On Sunday, the new quarterback played creditably in getting the win against a Chiefs team that also saw its starting QB go down to injury (to somewhat less fanfare). Nevertheless, the Patriots won’t rely on Cassel’s individual brilliance to keep winning. Brady’s injury is a reminder of the critical importance of the offensive line to a quarterback’s success, or lack thereof. Early in his career, Tom Terrific benefited from the strength of the linemen in front of him; last year’s Super Bowl, by contrast, was the ultimate example of how even a historically potent offense doesn’t work without pass protection. Elsewhere in the NFL on Sunday, Cassel’s former teammate Carson Palmer had an awful day in Baltimore, thanks mainly to the fact that the Cincinnati line has the consistency of polenta. Or witness the tribulations of Marc Bulger in St. Louis, who was downgraded from a top-five quarterback to a mediocrity right around the time his linemen began dropping around him.
Compared with the team Brady inherited and led to the 2001 championship, this Patriots squad has both better line play and better playmakers. The 2008 Pats still have Randy Moss, Wes Welker, Richard Seymour, Vince Wilfork, and Rodney Harrison; Antowain Smith and David Patten were among the key starters in Brady’s first year as the starter. According to David Halberstam’s The Education of a Coach, Belichick reacted to the 2001 upset of the Rams by crowing, “Can you believe we won the Super Bowl with this?!” The 2008 Patriots expect to win and won’t exult about it afterward.

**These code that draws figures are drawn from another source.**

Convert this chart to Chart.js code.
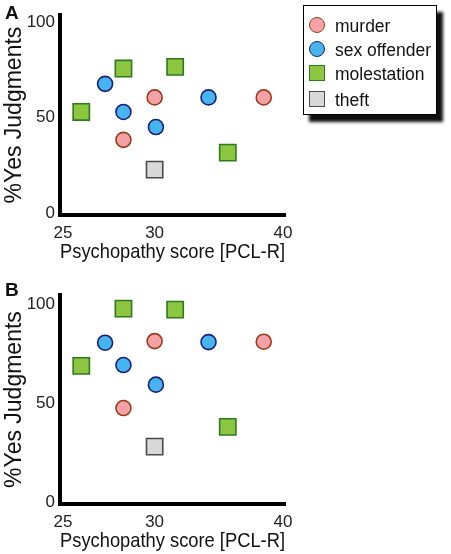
<!DOCTYPE html>
<html>
<head>
<meta charset="utf-8">
<script src="https://cdn.jsdelivr.net/npm/chart.js@4/dist/chart.umd.min.js"></script>
<style>
  body { margin: 0; background: #fff; font-family: "Liberation Sans", Arial, sans-serif; }
  #wrap { position: relative; width: 451px; height: 554px; overflow: hidden; }
  .panel { position: absolute; left: 0; }
  .tag { position: absolute; left: 5px; font-weight: bold; font-size: 19px; color: #111; }
  #legend {
    position: absolute; left: 303px; top: 5px; width: 132px; height: 108px;
    border: 1.5px solid #000; background: #fff; box-shadow: 6px 7px 3px #111;
  }
  .item { position: absolute; left: 0; height: 20px; font-size: 17.5px; color: #111; }
  .item span { position: absolute; left: 31px; top: 0; white-space: nowrap; line-height: 20px; }
  .mk { position: absolute; left: 5px; top: 1px; width: 14px; height: 14px; }
</style>
</head>
<body>
<div id="wrap">
  <div class="panel" style="top:0;width:451px;height:265px"><canvas id="chartA"></canvas></div>
  <div class="panel" style="top:280px;width:451px;height:274px"><canvas id="chartB"></canvas></div>
  <div class="tag" style="top:2px">A</div>
  <div class="tag" style="top:279px">B</div>
  <div id="legend"></div>
</div>
<script>
// x positions are the same in both panels
const murderX = [30, 28.3, 38.5];
const sexX = [27.3, 28.3, 30.1, 34.2];
const molestX = [26, 28.3, 31.6, 35.7];
const theftX = [30];

// panel A
const murderA = [60.5, 38.3, 60.5];
const sexA = [67.6, 52.9, 45, 60.5];
const molestA = [52.9, 75.6, 76.5, 31.6];
const theftA = [22.7];

// panel B
const murderB = [81.3, 47.5, 81];
const sexB = [80.5, 69.2, 59.3, 80.8];
const molestB = [68.8, 97.7, 97.2, 38];
const theftB = [28];

const xTicks = [25, 30, 40];
const yTicks = [0, 50, 100];

// the x axis is compressed above 30 in the original figure
const xBreak = 30, xSqueeze = 0.7;
const warpX = v => v <= xBreak ? v : xBreak + (v - xBreak) * xSqueeze;
const unwarpX = v => v <= xBreak ? v : xBreak + (v - xBreak) / xSqueeze;

class WarpedScale extends Chart.LinearScale {
  getPixelForValue(value) { return super.getPixelForValue(warpX(value)); }
  getValueForPixel(pixel) { return unwarpX(super.getValueForPixel(pixel)); }
}
WarpedScale.id = 'warped';
WarpedScale.defaults = Chart.LinearScale.defaults;
Chart.register(WarpedScale);

const series = [
  { label: 'murder', style: 'circle', fill: '#f4a2a6', line: '#9b3b1d', xs: murderX },
  { label: 'sex offender', style: 'circle', fill: '#46b4ee', line: '#1b1f7a', xs: sexX },
  { label: 'molestation', style: 'rect', fill: '#8dc640', line: '#2e7a1e', xs: molestX },
  { label: 'theft', style: 'rect', fill: '#d9d9d9', line: '#4a4a4a', xs: theftX }
];

const font = '"Liberation Sans", Arial, sans-serif';

function makeChart(id, ys, top, yMin, yMax) {
  const datasets = series.map((s, i) => ({
    label: s.label,
    data: s.xs.map((x, j) => ({ x: x, y: ys[i][j] })),
    pointStyle: s.style,
    radius: s.style === 'rect' ? 11.5 : 7.5,
    backgroundColor: s.fill,
    borderColor: s.line,
    borderWidth: 1.6
  }));
  return new Chart(document.getElementById(id), {
    type: 'scatter',
    data: { datasets: datasets },
    options: {
      responsive: true,
      maintainAspectRatio: false,
      animation: false,
      layout: { padding: { top: top, right: 166, left: 0, bottom: 0 } },
      plugins: { legend: { display: false }, tooltip: { enabled: false } },
      scales: {
        x: {
          type: 'warped',
          min: 24.84,
          max: warpX(40) + 0.11,
          grid: { display: false, drawTicks: false },
          border: { display: true, color: '#000', width: 4 },
          afterBuildTicks: s => { s.ticks = xTicks.map(v => ({ value: v })); },
          afterFit: s => { s.height = 50; },
          ticks: { padding: 8, color: '#222', font: { family: font, size: 17 } },
          title: {
            display: true, text: 'Psychopathy score [PCL-R]', color: '#111',
            padding: 0, font: { family: font, size: 21 }
          }
        },
        y: {
          min: yMin,
          max: yMax,
          grid: { display: false, drawTicks: false },
          border: { display: true, color: '#000', width: 4 },
          afterBuildTicks: s => { s.ticks = yTicks.map(v => ({ value: v })); },
          afterFit: s => { s.width = 60; },
          ticks: { padding: 5, color: '#222', font: { family: font, size: 17 } },
          title: {
            display: true, text: '%Yes Judgments', color: '#111',
            padding: 1, font: { family: font, size: 23 }
          }
        }
      }
    }
  });
}

makeChart('chartA', [murderA, sexA, molestA, theftA], 6, -1, 103.5);
makeChart('chartB', [murderB, sexB, molestB, theftB], 13, -1, 104.5);

// legend built from the series list
const legend = document.getElementById('legend');
const rowTops = [10, 34, 58, 84];
series.forEach((s, i) => {
  const row = document.createElement('div');
  row.className = 'item';
  row.style.top = rowTops[i] + 'px';
  const mk = document.createElement('div');
  mk.className = 'mk';
  mk.style.background = s.fill;
  mk.style.border = '1.6px solid ' + s.line;
  if (s.style === 'circle') mk.style.borderRadius = '50%';
  const txt = document.createElement('span');
  txt.textContent = s.label;
  row.appendChild(mk);
  row.appendChild(txt);
  legend.appendChild(row);
});
</script>
</body>
</html>
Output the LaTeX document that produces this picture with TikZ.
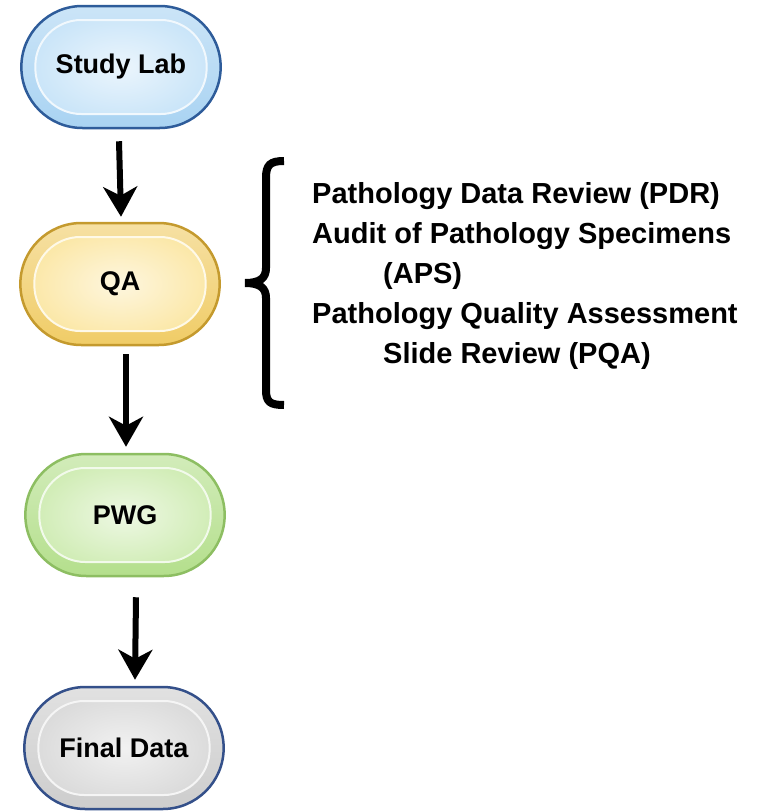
\documentclass[tikz,border=0pt]{standalone}
\usepackage{fontspec}
\setmainfont{Liberation Sans}
\usetikzlibrary{arrows.meta,shapes.misc}

\definecolor{labOuter}{HTML}{A9D3F2}
\definecolor{labInner}{HTML}{C6E3F8}
\definecolor{labEdge}{HTML}{2E5C9A}
\definecolor{qaOuter}{HTML}{F0CC66}
\definecolor{qaInner}{HTML}{FBE6A2}
\definecolor{qaEdge}{HTML}{C49A2E}
\definecolor{pwgOuter}{HTML}{B4DF8C}
\definecolor{pwgInner}{HTML}{CDEBB0}
\definecolor{pwgEdge}{HTML}{8DBE62}
\definecolor{finOuter}{HTML}{CDCDCD}
\definecolor{finInner}{HTML}{D8D8D8}
\definecolor{finEdge}{HTML}{34508A}

\tikzset{
  pill/.style n args={3}{rounded rectangle, minimum width=206pt, minimum height=122pt,
    draw=#3, line width=2.5pt, top color=#1!60!white, bottom color=#1,
    font=\fontsize{27}{32}\selectfont\bfseries,
    path picture={\shadedraw[inner color=#2!35!white, outer color=#2, draw=white!75!#2,
      line width=2pt, rounded corners=46pt]
      ([xshift=14pt,yshift=-14pt]path picture bounding box.north west) rectangle
      ([xshift=-14pt,yshift=14pt]path picture bounding box.south east);}},
  flow/.style={line width=6pt, -{Stealth[length=30pt, width=34pt, inset=9pt]}}
}

\begin{document}
\begin{tikzpicture}[x=1pt, y=-1pt]
\useasboundingbox (0,0) rectangle (759,811);
% Stufen
\node (lab) [pill={labOuter}{labInner}{labEdge}] at (121,67) {Study Lab};
\node (qa) [pill={qaOuter}{qaInner}{qaEdge}] at (120,284) {QA};
\node (pwg) [pill={pwgOuter}{pwgInner}{pwgEdge}] at (125,515) {PWG};
\node (fin) [pill={finOuter}{finInner}{finEdge}] at (124,748) {Final Data};
% Pfeile
\draw[flow] ([xshift=-2pt,yshift=-12pt]lab.south) -- ([xshift=1pt,yshift=5pt]qa.north);
\draw[flow] ([xshift=6pt,yshift=-8pt]qa.south) -- ([xshift=1pt,yshift=6pt]pwg.north);
\draw[flow] ([xshift=11pt,yshift=-20pt]pwg.south) -- ([xshift=11pt,yshift=6pt]fin.north);
% Klammer
\draw[line width=8pt] (284,161) .. controls (270,161) and (266,165) .. (266,178) -- (266,268)
  .. controls (266,278) and (260,283) .. (245,283) .. controls (260,283) and (266,288) .. (266,298)
  -- (266,390) .. controls (266,402) and (270,405) .. (284,405);
% Liste
\node (reviews) [anchor=north west, align=left, inner sep=0pt,
  font=\fontsize{29}{40}\selectfont\bfseries] at (312,182)
  {Pathology Data Review (PDR)\\
   Audit of Pathology Specimens\\
   \hspace*{71pt}(APS)\\
   Pathology Quality Assessment\\
   \hspace*{71pt}Slide Review (PQA)};
\end{tikzpicture}
\end{document}
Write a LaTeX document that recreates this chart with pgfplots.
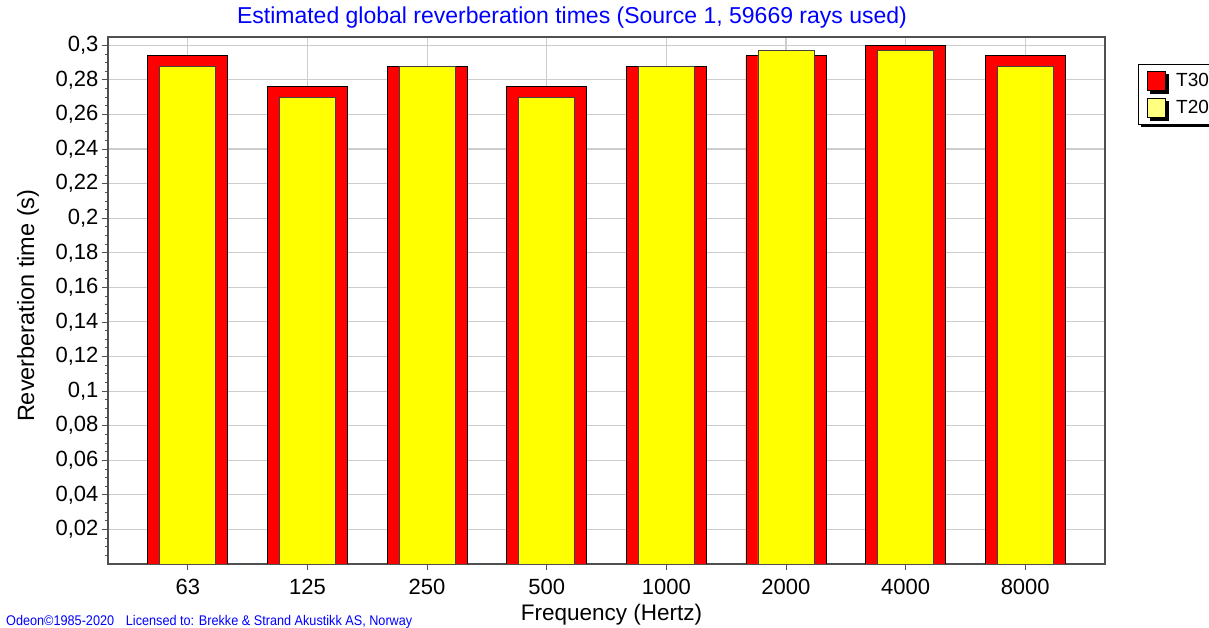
\documentclass[border=0pt]{standalone}
\usepackage{pgfplots}
\pgfplotsset{compat=1.18}
\usepackage{fontspec}
\setmainfont{Liberation Sans}
\usetikzlibrary{shadows}
\definecolor{gridgray}{RGB}{205,205,205}
\definecolor{axgray}{RGB}{80,80,80}
\definecolor{titleblue}{RGB}{0,0,255}
\definecolor{legyellow}{RGB}{255,255,128}
\definecolor{baryellow}{RGB}{255,255,0}
\definecolor{barred}{RGB}{255,0,0}
\pgfplotsset{sqlegend/.style={legend image code/.code={%
  \draw[##1] (0pt,-9.5pt) rectangle (18pt,9.5pt);}}}
\begin{document}
\begin{tikzpicture}[x=1pt,y=1pt]
\useasboundingbox (0,0) rectangle (1209,628);
\begin{axis}[
  at={(108pt,64pt)}, anchor=south west,
  width=997pt, height=527pt, scale only axis,
  xmin=-0.667, xmax=7.667, ymin=0, ymax=0.3048,
  xtick={0,1,2,3,4,5,6,7},
  xticklabels={63,125,250,500,1000,2000,4000,8000},
  ytick={0.02,0.04,0.06,0.08,0.1,0.12,0.14,0.16,0.18,0.2,0.22,0.24,0.26,0.28,0.3},
  yticklabels={{0,02},{0,04},{0,06},{0,08},{0,1},{0,12},{0,14},{0,16},{0,18},{0,2},{0,22},{0,24},{0,26},{0,28},{0,3}},
  minor ytick={0.005,0.01,...,0.3},
  /pgf/number format/assume math mode=true,
  xtick pos=bottom, ytick pos=left,
  tick align=outside,
  major tick length=6pt, minor tick length=3pt,
  tick style={axgray, line width=0.8pt},
  grid=major,
  major grid style={gridgray, line width=1.1pt},
  axis line style={axgray, line width=1.3pt},
  ticklabel style={font=\fontsize{22}{26}\selectfont, text=black},
  xticklabel style={yshift=-6pt},
  label style={font=\fontsize{22.5}{27}\selectfont, text=black},
  xlabel={Frequency (Hertz)},
  ylabel={Reverberation time (s)},
  xlabel style={at={(axis description cs:0.505,-0.1070)}, anchor=base},
  ylabel style={at={(axis description cs:-0.0742,0.49)}, anchor=base, font=\fontsize{23.5}{27}\selectfont},
  title={Estimated global reverberation times (Source 1, 59669 rays used)},
  title style={at={(axis description cs:0.4654,1.0133)}, anchor=base, yshift=0pt, font=\fontsize{23}{27}\selectfont, text=titleblue},
  legend style={at={(axis description cs:1.0331,0.9488)}, anchor=north west,
    draw=black, line width=0.9pt, fill=white,
    font=\fontsize{19}{22}\selectfont,
    inner xsep=9pt, inner ysep=6.7pt, row sep=7pt, column sep=10pt,
    nodes={inner sep=0pt},
    drop shadow={shadow xshift=3pt, shadow yshift=-3pt, fill=black, opacity=1}},
  legend cell align=left,
]
\addlegendimage{area legend, fill=barred, draw=black, line width=0.7pt, sqlegend}
\addlegendentry{T30}
\addlegendimage{area legend, fill=legyellow, draw=black, line width=0.7pt, sqlegend}
\addlegendentry{T20}
\addplot[ybar, bar width=80pt, bar shift=0pt, fill=barred, draw=black, line width=0.9pt, forget plot]
  coordinates {(0,0.294) (1,0.276) (2,0.288) (3,0.276) (4,0.288) (5,0.294) (6,0.300) (7,0.294)};
\addplot[ybar, bar width=56pt, bar shift=0pt, fill=baryellow, draw=black!75, line width=0.9pt, forget plot]
  coordinates {(0,0.288) (1,0.270) (2,0.288) (3,0.270) (4,0.288) (5,0.297) (6,0.297) (7,0.288)};
\end{axis}
\node[anchor=base west, inner sep=0pt, text=titleblue, font=\fontsize{14}{16}\selectfont] at (6,2)
  {\scalebox{0.905}[1]{Odeon\textcopyright1985-2020\hspace{13pt}Licensed to: Brekke \& Strand Akustikk AS, Norway}};
\end{tikzpicture}
\end{document}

While it’s difficult to conjure a scenario where New England earns a playoff bye, eight to 10 wins still seem reasonable. But the difference between a solid playoff team and a Super Bowl champion is often the quarterback, and the difference between Brady and Cassel is the difference between lightning and a lightning bug. That 20-game regular-season winning streak may not last past this weekend, and players like Moss won’t be kids in a candy store this season. That’s a lot of pressure on Matt Cassel—from the fans, from his teammates, and from Belichick, who has to know that if New England tanks this season, it will be said that the coach owes all of his success to Brady. If it’s any consolation to the new man in Foxborough, he’s at least likely to go further than either Carson Palmer or Matt Leinart this season.